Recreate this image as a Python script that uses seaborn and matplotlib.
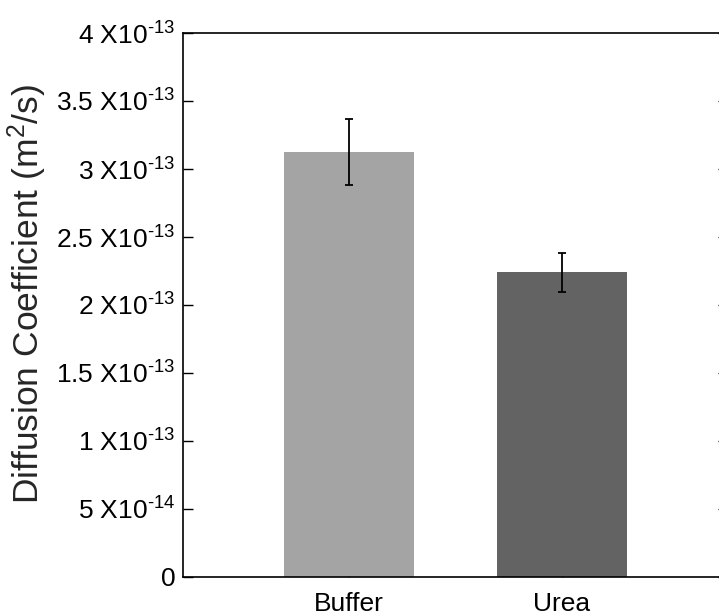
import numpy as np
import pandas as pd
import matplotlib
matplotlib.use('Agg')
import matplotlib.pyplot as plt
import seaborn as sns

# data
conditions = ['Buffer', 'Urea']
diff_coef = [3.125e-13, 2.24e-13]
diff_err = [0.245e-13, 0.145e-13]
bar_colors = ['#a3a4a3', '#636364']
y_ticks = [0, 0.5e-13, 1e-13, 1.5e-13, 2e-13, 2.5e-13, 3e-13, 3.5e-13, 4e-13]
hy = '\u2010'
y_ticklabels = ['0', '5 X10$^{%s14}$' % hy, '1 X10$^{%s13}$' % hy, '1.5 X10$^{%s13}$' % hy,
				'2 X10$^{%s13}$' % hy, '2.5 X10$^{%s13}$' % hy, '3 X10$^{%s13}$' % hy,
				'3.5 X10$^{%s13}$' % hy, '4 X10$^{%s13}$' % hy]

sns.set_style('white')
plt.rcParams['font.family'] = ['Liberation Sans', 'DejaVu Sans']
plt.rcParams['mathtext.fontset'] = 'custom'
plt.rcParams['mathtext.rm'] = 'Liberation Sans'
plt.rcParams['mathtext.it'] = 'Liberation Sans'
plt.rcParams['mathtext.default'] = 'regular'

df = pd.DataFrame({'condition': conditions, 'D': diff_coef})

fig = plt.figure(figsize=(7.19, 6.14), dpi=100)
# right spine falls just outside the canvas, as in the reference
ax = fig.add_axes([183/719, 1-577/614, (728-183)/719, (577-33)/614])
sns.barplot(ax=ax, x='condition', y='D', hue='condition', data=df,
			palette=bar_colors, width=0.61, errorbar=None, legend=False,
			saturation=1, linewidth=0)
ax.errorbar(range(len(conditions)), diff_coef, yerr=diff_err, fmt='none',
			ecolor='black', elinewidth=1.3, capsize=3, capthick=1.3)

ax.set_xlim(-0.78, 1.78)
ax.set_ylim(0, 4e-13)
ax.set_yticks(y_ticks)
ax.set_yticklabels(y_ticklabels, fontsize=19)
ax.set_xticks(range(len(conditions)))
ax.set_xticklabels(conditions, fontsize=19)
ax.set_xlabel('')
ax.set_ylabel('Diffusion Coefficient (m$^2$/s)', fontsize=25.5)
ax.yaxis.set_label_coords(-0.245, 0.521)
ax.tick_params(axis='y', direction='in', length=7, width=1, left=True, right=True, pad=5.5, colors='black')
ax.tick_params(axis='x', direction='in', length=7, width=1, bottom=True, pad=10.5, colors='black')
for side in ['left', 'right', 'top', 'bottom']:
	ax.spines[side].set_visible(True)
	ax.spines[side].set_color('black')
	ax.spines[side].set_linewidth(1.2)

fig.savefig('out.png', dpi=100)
======
| WHAT TO WORK ON |
Repeat, with no pictures, each line from the beginning of the data through the line containing "ecolor='black', elinewidth=1.3, capsize=3, capthick=1.3)", inclusive.

| TASK RESULT |
Recreate this image as a Python script that uses seaborn and matplotlib.
import numpy as np
import pandas as pd
import matplotlib
matplotlib.use('Agg')
import matplotlib.pyplot as plt
import seaborn as sns

# data
conditions = ['Buffer', 'Urea']
diff_coef = [3.125e-13, 2.24e-13]
diff_err = [0.245e-13, 0.145e-13]
bar_colors = ['#a3a4a3', '#636364']
y_ticks = [0, 0.5e-13, 1e-13, 1.5e-13, 2e-13, 2.5e-13, 3e-13, 3.5e-13, 4e-13]
hy = '\u2010'
y_ticklabels = ['0', '5 X10$^{%s14}$' % hy, '1 X10$^{%s13}$' % hy, '1.5 X10$^{%s13}$' % hy,
				'2 X10$^{%s13}$' % hy, '2.5 X10$^{%s13}$' % hy, '3 X10$^{%s13}$' % hy,
				'3.5 X10$^{%s13}$' % hy, '4 X10$^{%s13}$' % hy]

sns.set_style('white')
plt.rcParams['font.family'] = ['Liberation Sans', 'DejaVu Sans']
plt.rcParams['mathtext.fontset'] = 'custom'
plt.rcParams['mathtext.rm'] = 'Liberation Sans'
plt.rcParams['mathtext.it'] = 'Liberation Sans'
plt.rcParams['mathtext.default'] = 'regular'

df = pd.DataFrame({'condition': conditions, 'D': diff_coef})

fig = plt.figure(figsize=(7.19, 6.14), dpi=100)
# right spine falls just outside the canvas, as in the reference
ax = fig.add_axes([183/719, 1-577/614, (728-183)/719, (577-33)/614])
sns.barplot(ax=ax, x='condition', y='D', hue='condition', data=df,
			palette=bar_colors, width=0.61, errorbar=None, legend=False,
			saturation=1, linewidth=0)
ax.errorbar(range(len(conditions)), diff_coef, yerr=diff_err, fmt='none',
			ecolor='black', elinewidth=1.3, capsize=3, capthick=1.3)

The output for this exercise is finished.